The Home experience acts as a centralized operational overview, bringing together system health, job activity, and frequently used actions in one place. Instead of forcing users to navigate multiple sections to orient themselves, Home provides a clear starting point that supports both quick checks and deeper investigation.

Job Entry View

Leverage AI to make it easier to troubleshoot issues

The Monitor experience was redesigned to prioritize system awareness at first glance. Key job states, recent failures, and runtime trends are surfaced immediately, allowing users to understand what’s happening now without scanning dense tables. The goal was to shift monitoring from passive observation to fast, confident action.

Jobs Landing

Improve job findability

Before

As job libraries scale, discoverability becomes a major pain point. The Jobs Landing experience was redesigned to better support scanning, filtering, and targeted search, making it easier to locate relevant jobs by status, type, or intent. This enables faster navigation and reduces friction in day-to-day job management.

Job Creation

Provide dynamic and relevant job type selection

Job creation was optimized to reduce early-stage decision fatigue. Execution methods are surfaced dynamically through search, recommendations, and contextual descriptions, helping users quickly identify the right job type while maintaining flexibility for advanced workflows.

We introduced AI into job creation to reduce setup friction at the earliest and most error-prone stage of the workflow. Instead of asking users to start from a blank configuration, AI helps translate intent into a strong initial setup by recommending execution methods, common configurations, and sensible defaults.

Job Details: Summary

Surface relevant content making this a true summary page

Before

The summary view was redesigned to highlight the information users need most often: job health, recent failures, run history, dependencies, and upcoming executions.
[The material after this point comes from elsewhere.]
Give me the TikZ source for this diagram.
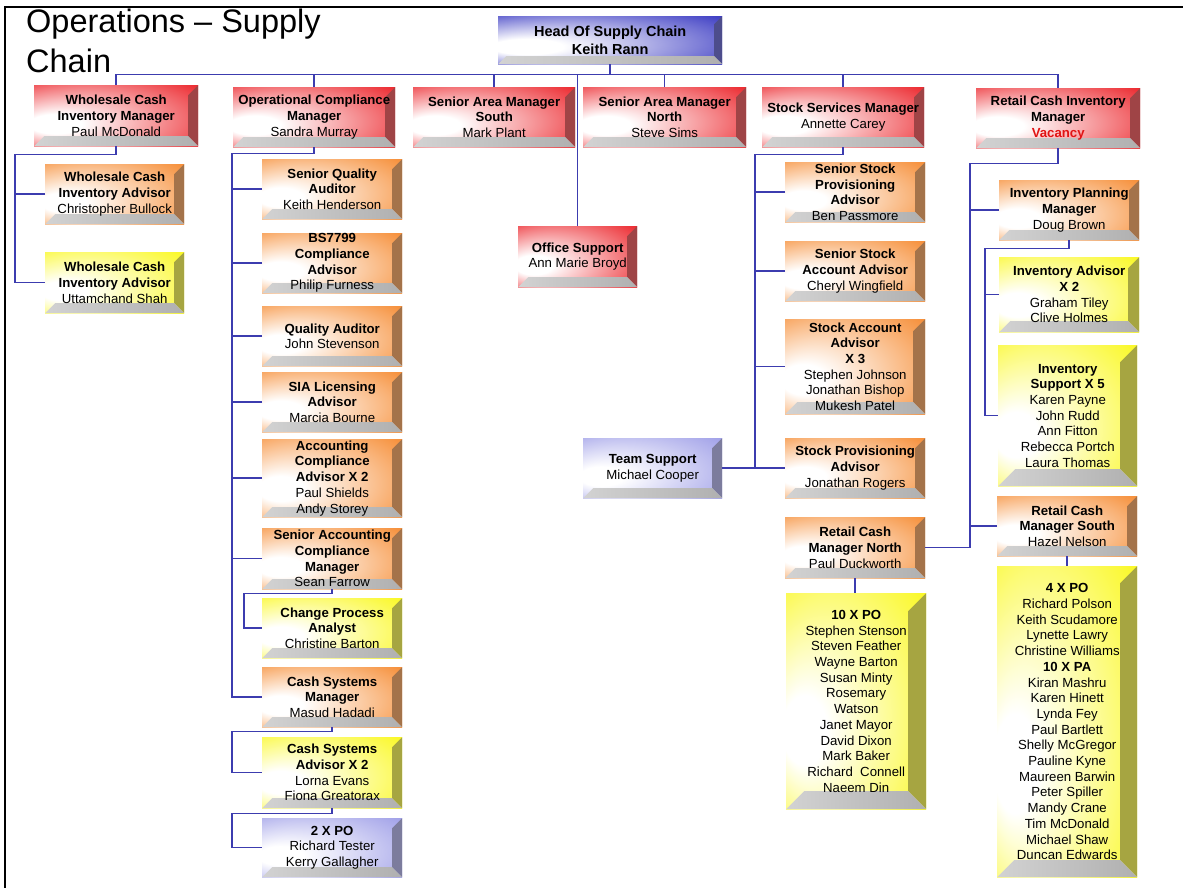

By consolidating these signals into a single view, users can quickly assess the state of a job without navigating across multiple tabs.

Sequence + Diagram View

Reskinning the existing functionality

Before

Complex job logic is difficult to reason about in text alone. We refined the visual structure and hierarchy of the Sequence and Diagram views to make relationships, conditions, and execution paths easier to understand. The updates preserve existing mental models while improving clarity and readability.

Executive Summary

This evaluation identified high-impact UX improvements that can significantly reduce operator friction, improve system confidence, and modernize JAMS’ experience—without requiring a foundational rebuild.